LLED welcomes all to our upcoming Research Seminar.

Date: Thursday, April 30, 2015.
Time: 12:30 – 1:30 pm
Location: Digital Literacy Centre, Ponderosa Annex F

Investigating the potential role of picture books in tense and aspect learning for children learning English
Dr. Carla Hudson Kam, Canada Research Chair in Language Acquisition, Dept of Linguistics, UBC

Almost all languages require speakers to situate the events and states they are describing in time, often through tense and aspect affixes attached to verbs – things like -ed and -ing. In English, for example, we indicate whether something is happening now, has already happened in the past or will happen in the future (tense); and we relate events to other events, indicating, for instance, that one event happened before another or while another event was unfolding (aspect). Children have to learn which of a variety of possible temporal meanings their language encodes and how the meanings are encoded (e.g., what the specific affixes are and what they mean). However, we have little idea how they learn this information. The speech children hear is not very useful in this regard. We often talk to children about objects that are physically present at the time of speaking, but when discussing actions or activities, we rarely describe something as it is happening, so mapping from form to meaning is more complicated than it is for nouns and objects.

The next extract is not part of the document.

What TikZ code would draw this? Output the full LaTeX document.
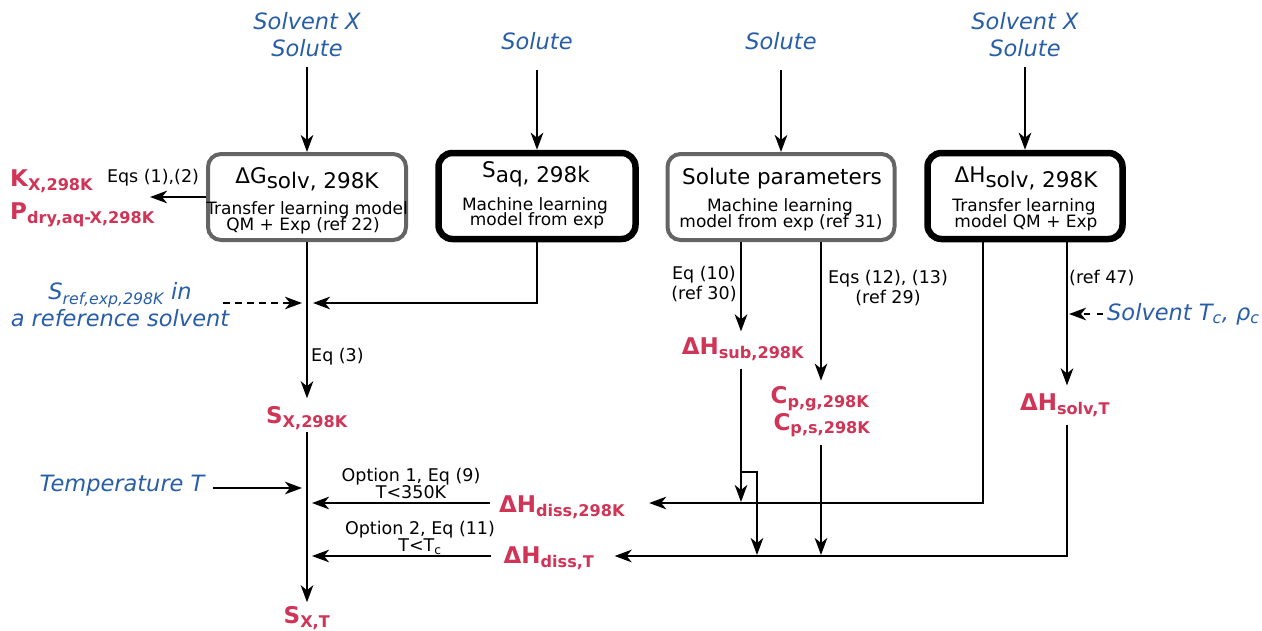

However, there is one source of input many children get (that we know is helpful for leaning other aspects of language) where the mapping problem is potentially solved for them – books. Children’s picture books often have illustrations showing the event being described in the text, illustrations that could help children learn tense and aspect contrasts in their language. In this talk I will describe a new research program I am just starting (in collaboration with Lisa Matthewson), the goal of which is to explore whether (and how) picture books can help children learn tense and aspect.

All welcome! Feel free to bring your lunch.